Democracy shall always be achieved by popular voices and popular votes. Not only should the principle and practice of democracy be limited to ballots and polling units. It should be used to achieve dire demands of the people about pressing issues in the society, and in the state.

With a coherent democratic action, the benign neglect and conspiracy of silence over Biafra agitation is beginning to be noised off.

The youths who have sworn to mother earth, ‘Biafra or death’, have taken up no other obligation than to flow with the new spirit and ideology wherein the new motivation lies.

The grandpas and gerunds in whose hands the Ojukwu’s type of nationalism was defeated are calling for peace; as if there is a war.

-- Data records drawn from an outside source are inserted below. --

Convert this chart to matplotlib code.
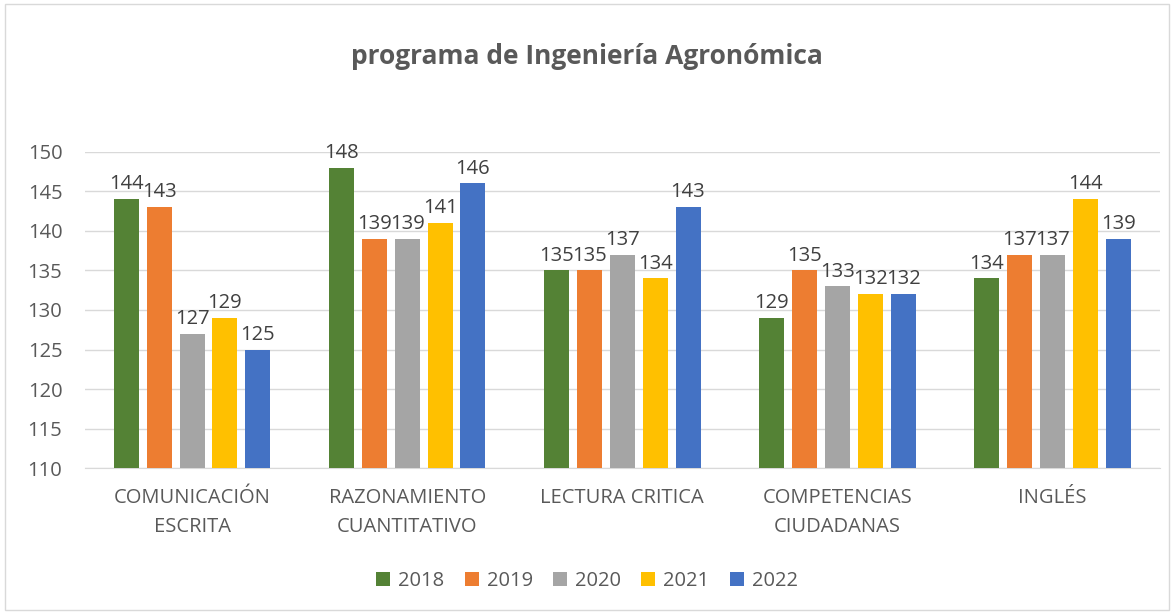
import matplotlib.pyplot as plt
import numpy as np
from matplotlib.patches import Rectangle

categories = ["COMUNICACIÓN\nESCRITA", "RAZONAMIENTO\nCUANTITATIVO", "LECTURA CRITICA",
              "COMPETENCIAS\nCIUDADANAS", "INGLÉS"]
years = ["2018", "2019", "2020", "2021", "2022"]
v2018 = [144, 148, 135, 129, 134]
v2019 = [143, 139, 135, 135, 137]
v2020 = [127, 139, 137, 133, 137]
v2021 = [129, 141, 134, 132, 144]
v2022 = [125, 146, 143, 132, 139]
series = [v2018, v2019, v2020, v2021, v2022]
colors = ["#548235", "#ED7D31", "#A5A5A5", "#FFC000", "#4472C4"]

plt.rcParams['font.family'] = ['Open Sans', 'DejaVu Sans']

fig = plt.figure(figsize=(11.74, 6.12), dpi=100)
ax = fig.add_axes([0.072, 0.235, 0.916, 0.517])

x = np.arange(len(categories))
width = 0.116
step = 0.153
for i, (vals, col, yr) in enumerate(zip(series, colors, years)):
    pos = x + (i - 2) * step
    ax.bar(pos, np.array(vals) - 110, width, bottom=110, color=col, label=yr, zorder=3)
    for p, v in zip(pos, vals):
        ax.text(p, v + 0.6, str(v), ha='center', va='bottom', fontsize=14.5,
                color='#404040', clip_on=False, zorder=4)

ax.set_ylim(110, 150)
ax.set_xlim(-0.5, len(categories) - 0.5)
ax.set_yticks(range(110, 151, 5))
ax.tick_params(axis='y', length=0, labelsize=14.5, labelcolor='#595959', pad=16)
ax.tick_params(axis='x', length=0, labelsize=14.5, labelcolor='#595959', pad=14)
ax.set_xticks(x)
ax.set_xticklabels(categories, linespacing=1.65)
ax.grid(axis='y', color='#D9D9D9', linewidth=1, zorder=0)
for s in ['top', 'right', 'left']:
    ax.spines[s].set_visible(False)
ax.spines['bottom'].set_color('#D9D9D9')

fig.text(0.5, 0.907, "programa de Ingeniería Agronómica", ha='center', va='center',
         fontsize=19, fontweight='bold', color='#595959')

fig.legend(loc='center', bbox_to_anchor=(0.5, 0.05), ncol=5, frameon=False,
           fontsize=14.5, handlelength=0.7, handleheight=0.7, columnspacing=1.0,
           handletextpad=0.4, labelcolor='#595959')

fig.patches.append(Rectangle((0.004, 0.004), 0.992, 0.99, transform=fig.transFigure,
                             fill=False, edgecolor='#D9D9D9', linewidth=1))

fig.savefig("out.png", dpi=100)
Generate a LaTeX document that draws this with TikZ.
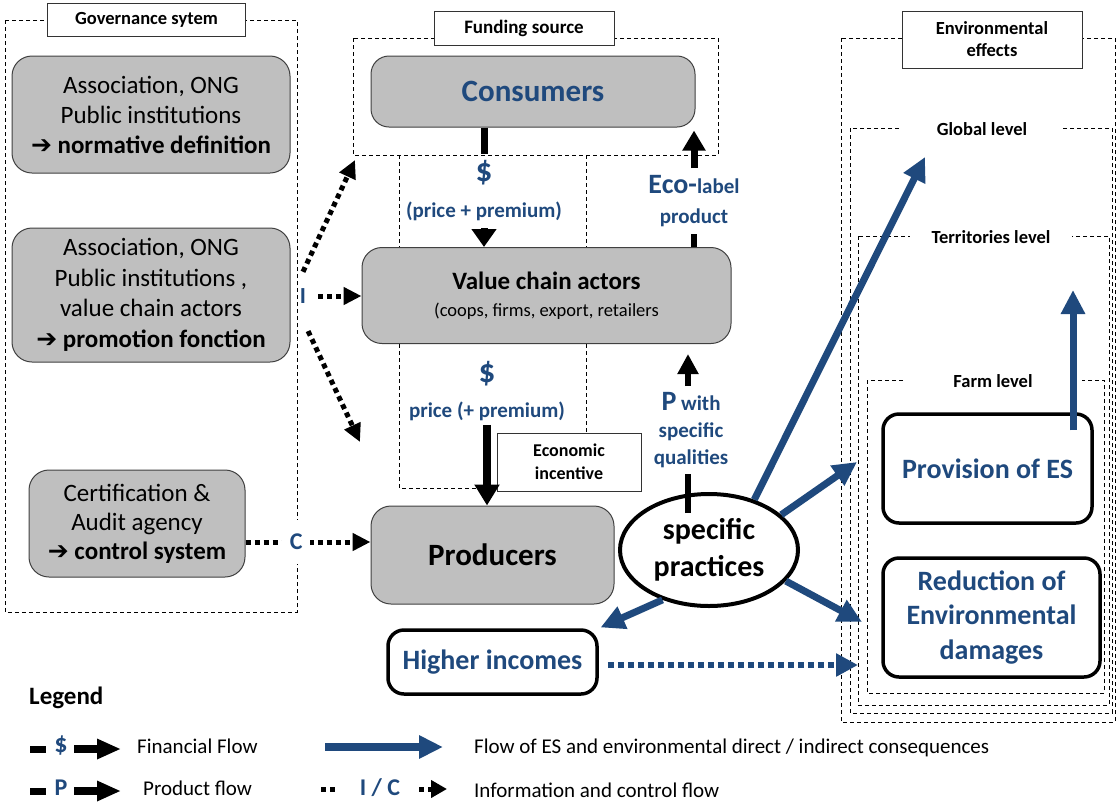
\documentclass[tikz,border=0pt]{standalone}
\usepackage{fontspec}
\setmainfont{Carlito}
\newfontfamily\dvfont{DejaVu Sans}
\usetikzlibrary{arrows.meta,shapes.geometric}
\definecolor{esblue}{RGB}{31,73,125}
\definecolor{boxgray}{RGB}{191,191,191}
\newcommand{\fs}[2]{\fontsize{#1}{#2}\selectfont}
\newcommand{\harr}{{\dvfont ➔}}
\begin{document}
\begin{tikzpicture}[x=1pt,y=-1pt,
 gbox/.style={draw=black!75, fill=boxgray, rounded corners=20pt, line width=1pt, align=center, inner sep=0pt},
 wbox/.style={draw=black, fill=white, rounded corners=16pt, line width=3.5pt, align=center, inner sep=0pt, text=esblue, font=\fs{28}{34.5}\bfseries},
 tbox/.style={draw=black!80, fill=white, line width=1pt, align=center, inner sep=0pt},
 dbox/.style={draw=black, dash pattern=on 4pt off 3pt, line width=0.9pt},
 lvl/.style={fill=white, inner sep=0pt, minimum height=12pt, font=\fs{18.5}{22}\bfseries},
 fin/.style={draw=black, line width=7pt, -{Triangle[length=18pt,width=24pt]}},
 finstub/.style={draw=black, line width=7pt},
 info/.style={draw=black, line width=5pt, dash pattern=on 5pt off 4pt, -{Triangle[length=18pt,width=17pt]}},
 es/.style={draw=esblue, line width=7pt, -{Triangle[length=24pt,width=23pt]}},
 esdot/.style={draw=esblue, line width=6pt, dash pattern=on 6pt off 4pt, -{Triangle[length=22pt,width=22pt]}},
 flab/.style={text=esblue, align=center, inner xsep=1pt},
 legtxt/.style={anchor=west, inner sep=0pt, font=\fs{21}{24}},
]
\useasboundingbox (0,0) rectangle (1117,804);

% ---------- dashed frames ----------
\draw[dbox] (5,20) rectangle (297,612);
\draw[dbox] (353,38) rectangle (718,155);
\draw[dbox] (399,155) -- (399,488) -- (482,488);
\draw[dbox] (586,155) -- (586,433);
\draw[dbox] (841,38) rectangle (1115,722);
\draw[dbox] (850,128) rectangle (1112,713);
\draw[dbox] (858,236) rectangle (1109,705);
\draw[dbox] (867,380) rectangle (1104,693);

% ---------- titles ----------
\node[tbox, minimum width=198, minimum height=33, font=\fs{18.5}{22}\bfseries] (gov) at (146.5,19.5) {Governance sytem};
\node[tbox, minimum width=180, minimum height=34, font=\fs{19}{22}\bfseries] (fund) at (524,28) {Funding source};
\node[tbox, minimum width=180, minimum height=57, font=\fs{18.5}{22}\bfseries] (env) at (992,39.5) {Environmental\\effects};
\node[lvl, minimum width=160] (glob) at (982,129) {Global level};
\node[lvl, minimum width=162] (terr) at (991,237) {Territories level};
\node[lvl, minimum width=178] (farm) at (993,381) {Farm level};

% ---------- governance boxes ----------
\node[gbox, minimum width=278, minimum height=117, font=\fs{25}{30}] (norm) at (151,114.5)
  {Association, ONG\\Public institutions\\{\bfseries\harr\ normative definition}};
\node[gbox, minimum width=278, minimum height=134, font=\fs{25}{30.5}] (prom) at (151,295)
  {Association, ONG\\Public institutions ,\\value chain actors\\{\bfseries\harr\ promotion fonction}};
\node[gbox, minimum width=216, minimum height=107, font=\fs{25}{29}] (cert) at (137,523.5)
  {Certification \&\\Audit agency\\{\bfseries\harr\ control system}};

% ---------- chain boxes ----------
\node[gbox, minimum width=324, minimum height=71, rounded corners=18pt, text=esblue, font=\fs{31}{36}\bfseries] (cons) at (533,91.5) {Consumers};
\node[gbox, minimum width=369, minimum height=96, font=\fs{18.5}{27}] (vca) at (546.5,295.5)
  {{\fs{25}{27}\bfseries Value chain actors}\\(coops, firms, export, retailers};
\node[gbox, minimum width=243, minimum height=98, font=\fs{31}{36}\bfseries] (prod) at (492.5,555) {Producers};
\node[tbox, minimum width=144, minimum height=58, font=\fs{18}{23}\bfseries] (econ) at (569,462) {Economic\\incentive};

\node[ellipse, draw, line width=4pt, minimum width=178, minimum height=112, inner sep=0pt, align=center, font=\fs{30}{37}\bfseries] (sp) at (709,550) {specific\\practices};

\node[wbox, minimum width=209, minimum height=64] (hinc) at (492.5,662) {Higher incomes};
\node[wbox, minimum width=209, minimum height=109] (prov) at (987.5,468.5) {Provision of ES};
\node[wbox, minimum width=217, minimum height=119] (red) at (991.5,617.5) {Reduction of\\Environmental\\damages};

% ---------- financial / product flows ----------
\node[flab, inner ysep=7pt, font=\fs{21}{36}\bfseries] (lab1) at (484,191) {{\fs{33}{36}\$}\\(price + premium)};
\draw[finstub] (cons.south -| lab1) -- (lab1.north);
\draw[fin] (lab1.south) -- (vca.north -| lab1);

\node[flab, inner ysep=4pt, font=\fs{21}{35}\bfseries] (lab2) at (487,391) {{\fs{33}{35}\$}\\price (+ premium)};
\draw[fin, line width=8pt, -{Triangle[length=21pt,width=24pt]}] (lab2.south) -- (prod.north -| lab2);

\node[flab, inner ysep=7pt, font=\fs{21}{30}\bfseries] (lab3) at (694,201) {{\fs{28}{30}Eco-}label\\product};
\draw[finstub, line width=6pt] (vca.north -| lab3) -- (lab3.south);
\draw[fin, line width=7pt, -{Triangle[length=20pt,width=22pt]}, shorten >=3pt] (lab3.north) -- (cons.south -| lab3);

\node[flab, inner ysep=6pt, font=\fs{21}{27}\bfseries] (lab4) at (691,430) {{\fs{28}{27}P} with\\specific\\qualities};
\coordinate (pst) at (688,513);
\draw[finstub, line width=6pt] (pst) -- (lab4.south -| pst);
\draw[fin, line width=6pt, -{Triangle[length=20pt,width=20pt]}, shorten >=10pt] (lab4.north -| pst) -- (vca.south -| pst);

% ---------- information / control flows ----------
\node[fill=white, text=esblue, font=\fs{23}{24}\bfseries, minimum height=48, minimum width=10, inner sep=1pt] (I) at (303,296) {I};
\coordinate (iu) at (355,160);
\coordinate (id) at (360,442);
\draw[info] (I.north) -- (iu);
\draw[info, shorten <=10pt] (I.east) -- (vca.west |- I);
\draw[info, shorten <=12pt] (I.south) -- (id);
\coordinate (cy) at (0,542);
\draw[info] (cert.east |- cy) -- (prod.west |- cy)
  node[pos=0.405, fill=white, text=esblue, font=\fs{24}{26}\bfseries, minimum height=44, inner xsep=8pt] (C) {C};

% ---------- environmental flows ----------
\coordinate (gtip) at (925,157);
\coordinate (ptip) at (857,462);
\coordinate (rtip) at (862,622);
\coordinate (ttip) at (1073,290);
\coordinate (dtip) at (858,665);
\draw[es] (sp.48) -- (gtip);
\draw[es] (sp.26) -- (ptip);
\draw[es] (sp.-22) -- (rtip);
\draw[es, shorten >=2pt] (sp.-133) -- (hinc.north east);
\draw[es] ([yshift=-18pt]prov.north -| ttip) -- (ttip);
\draw[esdot, shorten <=9pt] (hinc.east |- dtip) -- (dtip);

% ---------- legend ----------
\node[anchor=west, inner sep=0pt, font=\fs{25}{28}\bfseries] (leg) at (29,698) {Legend};
\node[text=esblue, font=\fs{26}{28}\bfseries] (ld) at (61,746) {\$};
\coordinate (lb1a) at (30,749); \coordinate (lb1b) at (46,749);
\draw[line width=7pt] (lb1a) -- (lb1b);
\coordinate (la1) at (74,749); \coordinate (la1e) at (121,749);
\draw[line width=8pt, -{Triangle[length=24pt,width=19pt]}] (la1) -- (la1e);
\node[legtxt] (lft) at (137,746) {Financial Flow};
\coordinate (les) at (325,747); \coordinate (lese) at (443,747);
\draw[draw=esblue, line width=8pt, -{Triangle[length=24pt,width=22pt]}] (les) -- (lese);
\node[legtxt] (lest) at (474,748) {Flow of ES and environmental direct / indirect consequences};

\node[text=esblue, font=\fs{24}{26}\bfseries] (lp) at (61,788) {P};
\coordinate (lb2a) at (30,791); \coordinate (lb2b) at (46,791);
\draw[line width=7pt] (lb2a) -- (lb2b);
\coordinate (la2) at (74,791); \coordinate (la2e) at (121,791);
\draw[line width=8pt, -{Triangle[length=24pt,width=19pt]}] (la2) -- (la2e);
\node[legtxt] (lpt) at (143,788) {Product flow};
\coordinate (ld1) at (321,789); \coordinate (ld2) at (338,789);
\draw[line width=5pt, dash pattern=on 5pt off 4pt] (ld1) -- (ld2);
\node[text=esblue, font=\fs{24}{26}\bfseries] (lic) at (380,788) {I / C};
\coordinate (ld3) at (419,789); \coordinate (ld4) at (447,789);
\draw[info, -{Triangle[length=16pt,width=17pt]}] (ld3) -- (ld4);
\node[legtxt] (lit) at (474,790) {Information and control flow};
\end{tikzpicture}
\end{document}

They spell and define our times as if it were in the 80s.

The value systems, the ideologies, the political and social structures of the 80s significantly vary from nowadays.

Where do we start from? There are richer boys now on the streets. There are more education boys and girls now on the street. We have got a handful of technocrats and well-informed folks than in the 80s.

This generation has been made elegant by the vast knowledge of science and technology. Chief Olusegun Obasanjo was calling for peace, entreating the statesmen to plead with Biafra agitators. He understood by facts of history that there is difference between their days and nowadays. He knows that the spirit and motivation which drives this current agitation, the wide broadcast of conviction and willingness in this generation was never there in the days of Ojukwu and Gowon.

In the 80s, there was no Tweeter, no Facebook; there was no MP4 or MP3; there was no Wifi, no hotspots; there was no life-streaming mechanism and a plethora of digital structures which has ostensibly miniaturized the human society, making life as flexible as the clicking of the finger on the screens of smartphones.

This generation no more believes in white lies. We source for information; we dig and research about stuffs ourselves. Our leaders tell a lot of lies. They deceived our fathers. Our fathers played slow games, during the 80s such that they lost out on the tables and on the fields.

Behold, Biafra is no more a fairy tale. It is no more an issue to be swept under the bed and snubbed off.

If you pretend not to see, you would be told. If you pretend not to hear, you will be shown. If you snub it all off, it comes right under your nose like a stubborn fly.

Biafra is a democratic action. It is an action championed by the majority, by the masses and by the strength and will of the conscience. What else does democracy have without the people? Nothing.

If anyone doubts the democratic coloration of the Biafran struggle, let them conduct a referendum, as that is the only tool that can be used to query the subject of true democracy.